What is the regular expression that Microsoft's .NET Framework uses to perform the standard validation that results in HttpRequestValidationException "A potentially dangerous Request.Form value was detected from the client" when HTML or other potentially unsafe content is posted.
I'd like to have an exact copy of it converted to JavaScript so the user can be alerted early.
My current regular expression (/(&#)|<[^<>]+>/) is close, but not the same as .NET's.

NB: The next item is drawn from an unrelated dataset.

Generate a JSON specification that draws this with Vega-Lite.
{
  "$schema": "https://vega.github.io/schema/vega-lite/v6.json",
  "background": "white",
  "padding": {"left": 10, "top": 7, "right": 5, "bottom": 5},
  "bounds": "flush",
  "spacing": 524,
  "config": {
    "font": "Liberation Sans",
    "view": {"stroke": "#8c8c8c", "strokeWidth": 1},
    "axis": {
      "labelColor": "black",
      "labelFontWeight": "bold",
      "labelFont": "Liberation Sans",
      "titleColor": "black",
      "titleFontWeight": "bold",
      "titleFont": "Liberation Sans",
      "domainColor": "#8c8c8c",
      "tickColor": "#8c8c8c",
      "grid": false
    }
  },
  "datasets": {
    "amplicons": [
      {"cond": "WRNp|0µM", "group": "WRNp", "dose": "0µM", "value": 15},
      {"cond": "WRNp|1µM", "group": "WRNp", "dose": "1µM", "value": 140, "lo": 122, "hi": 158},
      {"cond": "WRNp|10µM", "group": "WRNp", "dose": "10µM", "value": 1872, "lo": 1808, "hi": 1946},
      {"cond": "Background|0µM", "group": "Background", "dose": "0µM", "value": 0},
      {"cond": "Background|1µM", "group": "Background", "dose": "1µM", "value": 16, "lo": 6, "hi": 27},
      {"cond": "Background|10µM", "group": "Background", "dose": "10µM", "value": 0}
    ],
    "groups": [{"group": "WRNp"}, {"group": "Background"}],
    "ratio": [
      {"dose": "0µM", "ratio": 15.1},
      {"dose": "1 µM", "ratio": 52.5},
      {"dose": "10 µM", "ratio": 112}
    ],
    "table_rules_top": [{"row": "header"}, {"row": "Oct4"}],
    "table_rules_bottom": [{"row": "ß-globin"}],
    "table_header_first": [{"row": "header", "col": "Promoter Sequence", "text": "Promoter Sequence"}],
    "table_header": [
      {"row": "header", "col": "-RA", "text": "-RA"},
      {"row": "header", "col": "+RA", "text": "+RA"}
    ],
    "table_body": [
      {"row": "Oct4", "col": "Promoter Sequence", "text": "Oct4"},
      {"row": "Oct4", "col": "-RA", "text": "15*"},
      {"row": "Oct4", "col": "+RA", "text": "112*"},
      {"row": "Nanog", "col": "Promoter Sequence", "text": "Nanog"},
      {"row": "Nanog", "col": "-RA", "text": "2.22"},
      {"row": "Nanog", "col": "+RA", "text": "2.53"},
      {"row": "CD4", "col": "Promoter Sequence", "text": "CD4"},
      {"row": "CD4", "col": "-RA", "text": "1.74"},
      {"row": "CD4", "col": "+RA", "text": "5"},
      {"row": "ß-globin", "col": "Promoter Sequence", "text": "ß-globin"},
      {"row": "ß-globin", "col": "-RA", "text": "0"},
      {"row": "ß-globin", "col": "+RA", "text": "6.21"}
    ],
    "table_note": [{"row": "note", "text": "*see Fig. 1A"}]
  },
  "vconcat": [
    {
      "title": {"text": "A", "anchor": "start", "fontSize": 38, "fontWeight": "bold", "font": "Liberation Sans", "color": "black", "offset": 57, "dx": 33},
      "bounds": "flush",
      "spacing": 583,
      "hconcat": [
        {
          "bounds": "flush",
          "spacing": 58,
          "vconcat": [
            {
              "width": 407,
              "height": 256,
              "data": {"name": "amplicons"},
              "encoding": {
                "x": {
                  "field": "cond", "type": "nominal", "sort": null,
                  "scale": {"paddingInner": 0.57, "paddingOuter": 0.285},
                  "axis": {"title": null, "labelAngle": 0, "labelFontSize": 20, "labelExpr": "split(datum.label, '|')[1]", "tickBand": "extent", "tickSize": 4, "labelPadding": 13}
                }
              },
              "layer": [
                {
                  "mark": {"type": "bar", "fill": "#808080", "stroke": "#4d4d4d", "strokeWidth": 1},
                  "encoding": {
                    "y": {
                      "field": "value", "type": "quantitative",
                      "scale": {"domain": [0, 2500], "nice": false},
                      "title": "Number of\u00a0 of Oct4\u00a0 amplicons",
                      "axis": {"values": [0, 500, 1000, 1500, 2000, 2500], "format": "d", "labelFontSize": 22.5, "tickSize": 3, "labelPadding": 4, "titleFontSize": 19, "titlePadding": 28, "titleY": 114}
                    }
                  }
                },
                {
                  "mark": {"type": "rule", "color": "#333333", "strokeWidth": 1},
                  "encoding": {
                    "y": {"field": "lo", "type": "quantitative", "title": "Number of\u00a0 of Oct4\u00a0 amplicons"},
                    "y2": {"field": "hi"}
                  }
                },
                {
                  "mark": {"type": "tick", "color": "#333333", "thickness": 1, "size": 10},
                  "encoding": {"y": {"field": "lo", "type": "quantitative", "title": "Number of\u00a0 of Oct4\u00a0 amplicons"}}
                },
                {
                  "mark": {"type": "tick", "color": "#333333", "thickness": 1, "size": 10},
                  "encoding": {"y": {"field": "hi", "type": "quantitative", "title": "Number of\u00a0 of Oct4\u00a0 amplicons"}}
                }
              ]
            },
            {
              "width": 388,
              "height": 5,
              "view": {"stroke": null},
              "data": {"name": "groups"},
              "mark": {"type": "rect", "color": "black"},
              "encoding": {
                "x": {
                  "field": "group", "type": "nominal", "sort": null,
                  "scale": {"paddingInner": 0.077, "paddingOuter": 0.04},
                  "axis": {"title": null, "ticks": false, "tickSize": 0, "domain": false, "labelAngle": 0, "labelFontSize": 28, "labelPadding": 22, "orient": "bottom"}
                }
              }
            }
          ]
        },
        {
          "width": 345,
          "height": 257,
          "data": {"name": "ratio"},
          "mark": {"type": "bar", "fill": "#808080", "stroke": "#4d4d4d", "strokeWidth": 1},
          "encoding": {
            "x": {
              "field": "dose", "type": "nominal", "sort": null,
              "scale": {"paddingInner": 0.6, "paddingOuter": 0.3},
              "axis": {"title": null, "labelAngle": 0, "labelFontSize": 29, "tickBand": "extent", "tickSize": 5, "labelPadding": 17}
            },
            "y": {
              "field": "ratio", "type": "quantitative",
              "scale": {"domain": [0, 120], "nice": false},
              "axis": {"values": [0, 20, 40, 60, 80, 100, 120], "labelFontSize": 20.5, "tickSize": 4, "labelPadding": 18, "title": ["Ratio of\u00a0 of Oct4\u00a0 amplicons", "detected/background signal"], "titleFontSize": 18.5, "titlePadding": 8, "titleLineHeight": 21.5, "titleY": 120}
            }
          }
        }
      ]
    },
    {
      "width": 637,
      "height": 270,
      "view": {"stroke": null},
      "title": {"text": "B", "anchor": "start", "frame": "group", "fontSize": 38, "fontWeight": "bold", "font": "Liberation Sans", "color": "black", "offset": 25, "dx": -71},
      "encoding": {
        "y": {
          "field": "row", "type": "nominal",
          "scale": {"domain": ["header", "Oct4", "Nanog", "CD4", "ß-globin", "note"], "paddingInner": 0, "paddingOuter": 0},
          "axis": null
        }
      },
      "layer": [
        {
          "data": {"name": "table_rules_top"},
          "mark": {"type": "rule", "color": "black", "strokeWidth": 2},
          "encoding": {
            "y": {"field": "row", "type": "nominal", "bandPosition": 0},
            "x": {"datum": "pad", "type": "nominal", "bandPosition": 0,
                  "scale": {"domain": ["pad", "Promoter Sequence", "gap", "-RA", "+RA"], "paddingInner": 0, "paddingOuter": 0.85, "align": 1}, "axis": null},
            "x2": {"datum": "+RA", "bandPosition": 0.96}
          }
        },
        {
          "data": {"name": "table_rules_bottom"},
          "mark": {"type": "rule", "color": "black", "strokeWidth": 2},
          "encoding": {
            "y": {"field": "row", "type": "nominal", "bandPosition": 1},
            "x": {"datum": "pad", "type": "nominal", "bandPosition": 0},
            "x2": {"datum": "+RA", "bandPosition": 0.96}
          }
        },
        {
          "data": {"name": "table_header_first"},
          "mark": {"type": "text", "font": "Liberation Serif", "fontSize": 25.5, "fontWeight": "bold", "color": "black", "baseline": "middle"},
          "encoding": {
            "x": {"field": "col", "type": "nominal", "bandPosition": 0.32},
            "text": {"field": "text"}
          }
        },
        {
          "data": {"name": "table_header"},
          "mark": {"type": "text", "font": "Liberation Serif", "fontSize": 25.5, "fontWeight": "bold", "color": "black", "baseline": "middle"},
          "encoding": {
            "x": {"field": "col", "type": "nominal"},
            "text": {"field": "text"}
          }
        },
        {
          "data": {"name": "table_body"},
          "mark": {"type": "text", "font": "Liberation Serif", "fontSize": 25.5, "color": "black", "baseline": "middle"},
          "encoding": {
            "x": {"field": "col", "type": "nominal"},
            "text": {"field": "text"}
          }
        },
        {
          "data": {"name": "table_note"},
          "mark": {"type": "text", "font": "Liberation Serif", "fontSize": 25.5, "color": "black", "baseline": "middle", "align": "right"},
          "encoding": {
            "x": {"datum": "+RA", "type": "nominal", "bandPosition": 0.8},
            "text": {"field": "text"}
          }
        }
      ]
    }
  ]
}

I'm aware this might be different for different .NET versions so specifically I'd like to know:
- A regular expression for .NET 2
- A regular expression for .NET 4
You can use some decompilig tool and see for yourself that there no regular expression at all. It calls static method CrossSiteScriptingValidation.IsDangerousString
.
But maybe you can use the Microsoft AntiXSS library to achive the same. Anyway here is the method:
internal static bool IsDangerousString(string s, out int matchIndex)
{
matchIndex = 0;
int num1 = 0;
int num2 = s.IndexOfAny(CrossSiteScriptingValidation.startingChars, num1);
if (num2 < 0)
{
return false;
}
if (num2 == s.Length - 1)
{
return false;
}
matchIndex = num2;
char chars = s.get_Chars(num2);
if ((chars == 38 || chars == 60) && (CrossSiteScriptingValidation.IsAtoZ(s.get_Chars(num2 + 1)) || s.get_Chars(num2 + 1) == 33 || s.get_Chars(num2 + 1) == 47 || s.get_Chars(num2 + 1) == 63))
{
return true;
}
else
{
if (s.get_Chars(num2 + 1) == 35)
{
return true;
}
}
num1 = num2 + 1;
}
I might have answered this in another question here:
https://stackoverflow.com/a/4949339/62054
This regex follows the logic in .NET 4.
/^(?!(.|\n)*<[a-z!\/?])(?!(.|\n)*&#)(.|\n)*$/i
Look in the .NET source for CrossSiteScriptingValidation to find the logic that Microsoft follow. fge is right, it doesn't use a regex, instead it uses some loops and string comparisons. I suspect that's for performance.